##### Material to process
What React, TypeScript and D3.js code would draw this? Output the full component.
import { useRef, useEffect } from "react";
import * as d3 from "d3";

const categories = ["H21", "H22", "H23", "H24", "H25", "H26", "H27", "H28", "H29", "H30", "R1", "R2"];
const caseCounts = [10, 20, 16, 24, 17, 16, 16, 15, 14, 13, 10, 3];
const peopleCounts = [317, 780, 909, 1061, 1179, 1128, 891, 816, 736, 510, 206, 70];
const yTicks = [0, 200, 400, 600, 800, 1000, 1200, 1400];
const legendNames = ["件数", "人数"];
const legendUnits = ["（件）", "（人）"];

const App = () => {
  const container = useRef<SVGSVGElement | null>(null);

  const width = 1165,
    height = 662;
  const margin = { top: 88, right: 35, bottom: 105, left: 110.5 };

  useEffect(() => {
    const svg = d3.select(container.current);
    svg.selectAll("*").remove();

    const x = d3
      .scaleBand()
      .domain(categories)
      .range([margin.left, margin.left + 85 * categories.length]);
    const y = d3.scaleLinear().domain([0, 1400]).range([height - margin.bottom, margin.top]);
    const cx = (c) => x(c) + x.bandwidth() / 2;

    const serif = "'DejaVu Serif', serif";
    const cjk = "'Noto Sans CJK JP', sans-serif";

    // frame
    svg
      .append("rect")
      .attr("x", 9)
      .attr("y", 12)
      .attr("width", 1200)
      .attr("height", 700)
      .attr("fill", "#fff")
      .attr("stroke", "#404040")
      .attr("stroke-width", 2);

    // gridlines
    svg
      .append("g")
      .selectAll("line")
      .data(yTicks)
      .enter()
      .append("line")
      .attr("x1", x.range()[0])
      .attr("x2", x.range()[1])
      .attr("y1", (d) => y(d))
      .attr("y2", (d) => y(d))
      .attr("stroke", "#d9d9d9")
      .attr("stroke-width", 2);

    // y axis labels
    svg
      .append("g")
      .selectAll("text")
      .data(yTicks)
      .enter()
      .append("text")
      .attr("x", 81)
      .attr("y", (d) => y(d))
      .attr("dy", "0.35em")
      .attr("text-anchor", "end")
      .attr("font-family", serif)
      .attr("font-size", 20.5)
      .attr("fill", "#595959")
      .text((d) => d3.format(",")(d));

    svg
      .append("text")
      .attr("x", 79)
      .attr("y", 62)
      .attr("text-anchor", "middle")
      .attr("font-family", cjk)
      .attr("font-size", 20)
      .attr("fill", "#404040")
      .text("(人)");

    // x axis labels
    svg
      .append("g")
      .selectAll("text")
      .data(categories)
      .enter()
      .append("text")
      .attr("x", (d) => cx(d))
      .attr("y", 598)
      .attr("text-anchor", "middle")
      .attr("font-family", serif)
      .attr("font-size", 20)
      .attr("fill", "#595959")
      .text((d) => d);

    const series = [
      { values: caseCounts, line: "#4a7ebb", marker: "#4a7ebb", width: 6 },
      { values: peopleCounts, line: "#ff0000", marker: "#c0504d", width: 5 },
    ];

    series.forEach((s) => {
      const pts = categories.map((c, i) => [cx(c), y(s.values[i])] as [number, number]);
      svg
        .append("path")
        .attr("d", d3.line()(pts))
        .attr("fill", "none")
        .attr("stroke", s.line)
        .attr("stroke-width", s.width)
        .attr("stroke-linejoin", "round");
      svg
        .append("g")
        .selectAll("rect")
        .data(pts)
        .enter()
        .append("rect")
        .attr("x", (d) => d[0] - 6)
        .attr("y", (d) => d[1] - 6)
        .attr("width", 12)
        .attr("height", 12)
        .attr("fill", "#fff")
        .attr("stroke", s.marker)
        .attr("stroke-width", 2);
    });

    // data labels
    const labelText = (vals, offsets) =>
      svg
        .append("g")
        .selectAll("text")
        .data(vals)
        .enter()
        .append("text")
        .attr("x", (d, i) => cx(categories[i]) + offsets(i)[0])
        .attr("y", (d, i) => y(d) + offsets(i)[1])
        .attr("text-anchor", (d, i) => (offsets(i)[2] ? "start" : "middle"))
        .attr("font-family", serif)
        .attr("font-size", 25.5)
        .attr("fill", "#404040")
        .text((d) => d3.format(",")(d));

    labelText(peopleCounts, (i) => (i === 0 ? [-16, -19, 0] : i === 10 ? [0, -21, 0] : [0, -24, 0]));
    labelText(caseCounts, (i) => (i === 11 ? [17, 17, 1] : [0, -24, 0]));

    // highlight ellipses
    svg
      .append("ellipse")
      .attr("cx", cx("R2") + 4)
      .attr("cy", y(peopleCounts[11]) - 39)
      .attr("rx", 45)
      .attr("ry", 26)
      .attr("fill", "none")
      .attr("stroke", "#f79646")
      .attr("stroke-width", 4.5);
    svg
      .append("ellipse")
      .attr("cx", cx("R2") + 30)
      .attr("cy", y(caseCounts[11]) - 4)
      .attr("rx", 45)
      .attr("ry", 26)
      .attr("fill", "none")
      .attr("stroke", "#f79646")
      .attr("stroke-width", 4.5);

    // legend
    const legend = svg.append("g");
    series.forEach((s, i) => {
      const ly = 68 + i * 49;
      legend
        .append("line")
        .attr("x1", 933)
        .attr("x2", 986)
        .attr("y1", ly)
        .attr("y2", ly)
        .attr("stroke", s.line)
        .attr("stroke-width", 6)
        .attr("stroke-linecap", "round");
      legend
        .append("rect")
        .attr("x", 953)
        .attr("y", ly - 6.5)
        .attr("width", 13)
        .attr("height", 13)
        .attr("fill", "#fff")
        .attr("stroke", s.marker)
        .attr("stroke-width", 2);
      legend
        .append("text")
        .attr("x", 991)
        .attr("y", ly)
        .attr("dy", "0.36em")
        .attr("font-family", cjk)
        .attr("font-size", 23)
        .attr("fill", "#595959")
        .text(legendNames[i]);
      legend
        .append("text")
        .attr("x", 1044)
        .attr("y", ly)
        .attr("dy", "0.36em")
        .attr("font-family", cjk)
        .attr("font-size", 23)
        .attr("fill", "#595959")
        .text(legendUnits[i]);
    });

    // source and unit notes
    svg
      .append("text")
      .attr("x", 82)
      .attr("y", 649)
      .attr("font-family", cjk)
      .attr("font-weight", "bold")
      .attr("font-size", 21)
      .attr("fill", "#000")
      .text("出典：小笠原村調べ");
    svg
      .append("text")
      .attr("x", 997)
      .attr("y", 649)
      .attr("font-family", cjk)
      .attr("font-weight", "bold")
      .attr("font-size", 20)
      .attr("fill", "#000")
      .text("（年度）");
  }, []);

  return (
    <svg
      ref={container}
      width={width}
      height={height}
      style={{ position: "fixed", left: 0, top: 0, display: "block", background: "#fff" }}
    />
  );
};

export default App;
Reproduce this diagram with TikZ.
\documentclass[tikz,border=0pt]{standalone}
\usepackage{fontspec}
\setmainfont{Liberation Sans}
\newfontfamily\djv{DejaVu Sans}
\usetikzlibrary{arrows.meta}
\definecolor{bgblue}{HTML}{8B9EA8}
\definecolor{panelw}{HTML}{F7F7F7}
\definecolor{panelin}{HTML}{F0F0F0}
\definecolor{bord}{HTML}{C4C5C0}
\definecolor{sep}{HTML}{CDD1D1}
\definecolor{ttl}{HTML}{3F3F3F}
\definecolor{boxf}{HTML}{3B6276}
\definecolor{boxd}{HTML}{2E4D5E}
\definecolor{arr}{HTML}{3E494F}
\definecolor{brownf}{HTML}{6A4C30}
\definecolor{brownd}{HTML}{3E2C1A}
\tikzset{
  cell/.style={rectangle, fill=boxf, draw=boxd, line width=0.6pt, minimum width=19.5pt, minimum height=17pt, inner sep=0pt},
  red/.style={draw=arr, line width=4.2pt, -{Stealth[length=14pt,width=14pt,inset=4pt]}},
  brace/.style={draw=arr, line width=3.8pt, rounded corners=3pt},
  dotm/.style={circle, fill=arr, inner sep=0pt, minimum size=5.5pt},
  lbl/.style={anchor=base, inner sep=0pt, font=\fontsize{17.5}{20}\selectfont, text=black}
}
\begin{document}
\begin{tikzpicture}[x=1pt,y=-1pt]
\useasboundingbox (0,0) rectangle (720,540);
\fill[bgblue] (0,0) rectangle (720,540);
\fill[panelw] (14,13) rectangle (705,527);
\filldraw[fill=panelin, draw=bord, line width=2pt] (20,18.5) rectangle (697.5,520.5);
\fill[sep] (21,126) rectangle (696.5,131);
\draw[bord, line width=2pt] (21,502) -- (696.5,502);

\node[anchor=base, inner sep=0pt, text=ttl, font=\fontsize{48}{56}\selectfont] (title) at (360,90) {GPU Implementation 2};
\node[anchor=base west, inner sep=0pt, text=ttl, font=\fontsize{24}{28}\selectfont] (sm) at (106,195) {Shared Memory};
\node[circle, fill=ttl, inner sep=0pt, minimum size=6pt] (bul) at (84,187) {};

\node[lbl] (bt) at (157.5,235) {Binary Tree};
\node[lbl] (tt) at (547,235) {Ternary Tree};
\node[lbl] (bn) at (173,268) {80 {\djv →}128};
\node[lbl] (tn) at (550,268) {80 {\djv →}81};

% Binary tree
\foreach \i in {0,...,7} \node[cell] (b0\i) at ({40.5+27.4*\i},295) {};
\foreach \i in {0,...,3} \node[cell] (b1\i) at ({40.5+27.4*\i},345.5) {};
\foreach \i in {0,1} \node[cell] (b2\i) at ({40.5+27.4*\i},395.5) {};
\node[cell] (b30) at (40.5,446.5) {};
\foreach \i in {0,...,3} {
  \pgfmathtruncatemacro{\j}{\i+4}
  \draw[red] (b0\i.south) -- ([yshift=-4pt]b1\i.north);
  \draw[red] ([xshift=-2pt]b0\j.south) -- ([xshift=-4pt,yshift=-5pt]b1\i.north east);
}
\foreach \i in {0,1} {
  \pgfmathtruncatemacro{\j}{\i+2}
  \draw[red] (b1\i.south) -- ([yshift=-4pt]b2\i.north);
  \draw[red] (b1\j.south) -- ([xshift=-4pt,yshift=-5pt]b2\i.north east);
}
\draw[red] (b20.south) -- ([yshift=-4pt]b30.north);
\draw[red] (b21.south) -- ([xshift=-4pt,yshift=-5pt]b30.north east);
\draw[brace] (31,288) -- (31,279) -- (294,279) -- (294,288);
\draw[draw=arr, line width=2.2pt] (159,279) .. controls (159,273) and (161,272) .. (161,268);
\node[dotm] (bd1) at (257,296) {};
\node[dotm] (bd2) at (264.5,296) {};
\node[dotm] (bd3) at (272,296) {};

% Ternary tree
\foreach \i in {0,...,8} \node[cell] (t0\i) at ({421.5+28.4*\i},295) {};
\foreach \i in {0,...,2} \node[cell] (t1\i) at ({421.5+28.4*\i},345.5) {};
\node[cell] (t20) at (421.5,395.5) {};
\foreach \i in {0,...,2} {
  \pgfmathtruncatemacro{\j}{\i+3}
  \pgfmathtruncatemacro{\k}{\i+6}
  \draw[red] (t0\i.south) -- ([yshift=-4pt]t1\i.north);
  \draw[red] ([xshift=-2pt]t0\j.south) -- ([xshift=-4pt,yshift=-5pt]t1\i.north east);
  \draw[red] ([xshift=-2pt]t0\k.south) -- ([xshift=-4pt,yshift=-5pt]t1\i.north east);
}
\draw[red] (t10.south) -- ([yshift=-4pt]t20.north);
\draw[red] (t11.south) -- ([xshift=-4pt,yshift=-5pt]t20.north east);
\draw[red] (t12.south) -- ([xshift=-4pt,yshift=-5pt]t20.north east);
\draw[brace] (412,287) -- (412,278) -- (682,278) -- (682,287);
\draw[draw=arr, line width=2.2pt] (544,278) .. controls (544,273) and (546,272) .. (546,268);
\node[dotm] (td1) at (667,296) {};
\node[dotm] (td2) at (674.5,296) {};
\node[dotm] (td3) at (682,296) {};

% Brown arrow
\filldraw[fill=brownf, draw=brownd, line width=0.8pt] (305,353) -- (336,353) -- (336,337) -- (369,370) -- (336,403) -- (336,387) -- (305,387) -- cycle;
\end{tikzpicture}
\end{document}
##########
*Directions for this task*. Word for word, quote the lines of the material from the first line through the line with "import * as", both ends included.

*Written answer*.
What React, TypeScript and D3.js code would draw this? Output the full component.
import { useRef, useEffect } from "react";
import * as d3 from "d3";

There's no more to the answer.